The number and position of these peaks in a spectrum can be predicted by quantum mechanics, but Fermi resonances result in unanticipated peaks due to a combination of two different vibrations, such as stretching and bending. First recognized in carbon dioxide and explained by Enrico Fermi in 1931, scientists agree that the Fermi peaks are the result of the mixing of the two vibrational modes, but they often label one of them as 'stretch' and the other as 'bend'. This labeling became a problem when PNNL researchers observed a 'flip' in the Raman spectrum of supercritical carbon dioxide.
Shift or Flip?
To follow reactions, researchers often use different versions of elements called isotopes. Normally, carbon dioxide contains carbon plus the isotope oxygen-16, the most common form of oxygen. By using a heavier isotope of oxygen with its own fingerprint, oxygen-18, PNNL researchers can track the fate of carbon dioxide when it reacts with minerals, particularly when there are other sources of oxygen present such as water.
In the Raman spectra of the lighter supercritical carbon dioxide, the pair of Fermi peaks included a weaker one at a lower frequency and a stronger one at higher frequency. When they replaced all of the oxygens with the heavier isotope, however, the peaks seemed to flip, with the stronger one appearing at a lower frequency instead.
At first, it was not clear how the two sets of Fermi peaks related to each other — whether the peaks were really a mirror image or if the stronger oxygen-16 peak somehow morphed into a weaker peak when heavy oxygen-18 was introduced. Typically, a heavier isotope will shift peaks to lower frequencies, although different modes are not necessarily affected by the same amount.
The researchers needed to unambiguously identify the peaks and to figure out how much bending and stretching modes contributed to each one. To do so, the team decided to simulate the carbon dioxide molecules with different oxygen isotopes on a computer and see if they could recreate the Raman spectra they saw in their experiments.
To the SuperComputer
Using supercomputing resources at EMSL, DOE's Environmental Molecular Sciences Laboratory at PNNL, Glezakou simulated carbon dioxide in supercritical conditions similar to those in the experiment. The molecules were "made" with either oxygen-16, oxygen-18.
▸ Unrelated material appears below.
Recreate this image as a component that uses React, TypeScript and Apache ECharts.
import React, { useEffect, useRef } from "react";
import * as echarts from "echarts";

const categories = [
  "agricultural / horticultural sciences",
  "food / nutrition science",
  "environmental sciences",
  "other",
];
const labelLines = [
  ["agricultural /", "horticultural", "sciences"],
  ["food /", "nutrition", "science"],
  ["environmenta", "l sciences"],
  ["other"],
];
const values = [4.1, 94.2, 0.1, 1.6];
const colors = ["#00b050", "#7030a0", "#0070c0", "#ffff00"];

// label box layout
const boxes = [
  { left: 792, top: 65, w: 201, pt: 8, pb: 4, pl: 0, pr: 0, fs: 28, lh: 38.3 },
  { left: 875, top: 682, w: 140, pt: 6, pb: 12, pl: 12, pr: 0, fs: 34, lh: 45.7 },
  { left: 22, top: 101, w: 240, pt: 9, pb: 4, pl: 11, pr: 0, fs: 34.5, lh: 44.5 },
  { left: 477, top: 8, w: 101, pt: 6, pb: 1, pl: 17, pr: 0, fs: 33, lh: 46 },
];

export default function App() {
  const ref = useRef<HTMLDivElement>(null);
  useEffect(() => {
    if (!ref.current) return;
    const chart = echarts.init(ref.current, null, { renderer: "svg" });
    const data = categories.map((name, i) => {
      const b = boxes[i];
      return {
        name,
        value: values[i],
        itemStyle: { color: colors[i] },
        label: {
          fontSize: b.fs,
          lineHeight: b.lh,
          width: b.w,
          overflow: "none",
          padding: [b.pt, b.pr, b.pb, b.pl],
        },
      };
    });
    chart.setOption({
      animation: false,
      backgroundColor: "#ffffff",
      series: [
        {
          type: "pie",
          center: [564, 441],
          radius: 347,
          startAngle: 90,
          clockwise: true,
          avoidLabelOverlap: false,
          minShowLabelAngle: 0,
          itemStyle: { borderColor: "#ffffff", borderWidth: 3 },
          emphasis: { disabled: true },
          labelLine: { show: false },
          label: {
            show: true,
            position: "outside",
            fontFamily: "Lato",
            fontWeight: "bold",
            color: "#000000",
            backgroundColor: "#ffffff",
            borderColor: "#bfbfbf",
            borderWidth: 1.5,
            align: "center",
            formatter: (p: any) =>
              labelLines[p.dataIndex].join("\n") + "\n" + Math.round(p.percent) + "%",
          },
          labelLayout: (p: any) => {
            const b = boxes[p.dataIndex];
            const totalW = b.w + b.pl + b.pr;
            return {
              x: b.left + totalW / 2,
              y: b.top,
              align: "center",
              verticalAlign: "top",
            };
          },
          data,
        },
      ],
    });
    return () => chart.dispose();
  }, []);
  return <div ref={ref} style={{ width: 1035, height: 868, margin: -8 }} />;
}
They analyzed the motion of the molecules to produce computational spectra that echoed the real spectra. In this way, the team was able to determine the percent of bending and stretching modes expected in each peak.
The results showed that with oxygen-16, the stronger peak at the higher frequency is due mostly to the stretching mode, while the weaker peak at the lower frequency is due mostly to the bending mode.
Oxygen-18, however, told a different story. The results with heavy carbon dioxide showed unequivocally that the light- and heavy-oxygen peaks were not exactly mirror images of each other. Carbon dioxide is mostly a linear molecule, so the bending motion is much less affected than the stretch when the oxygen-16 is replaced by its heavier isotope. As a result, the composition of the peaks does not remain the same.
"The heavier oxygen doesn't just shift the peaks. It changes their identity," said Glezakou. "And the bigger effects are on the stretching, because the peak with the most stretching has the biggest frequency shift."
Windisch added that the experimental results matched the computational ones nicely, in spite of the difficulty. "Our colleague Paul Martin here at PNNL had to build equipment so we could do these experiments at the pressures we needed. Not easy," he said.
Having nailed down the vibrational pedigree of these carbon dioxide molecules, they plan to use these results to understand better other reactions between carbon dioxide and a variety of minerals.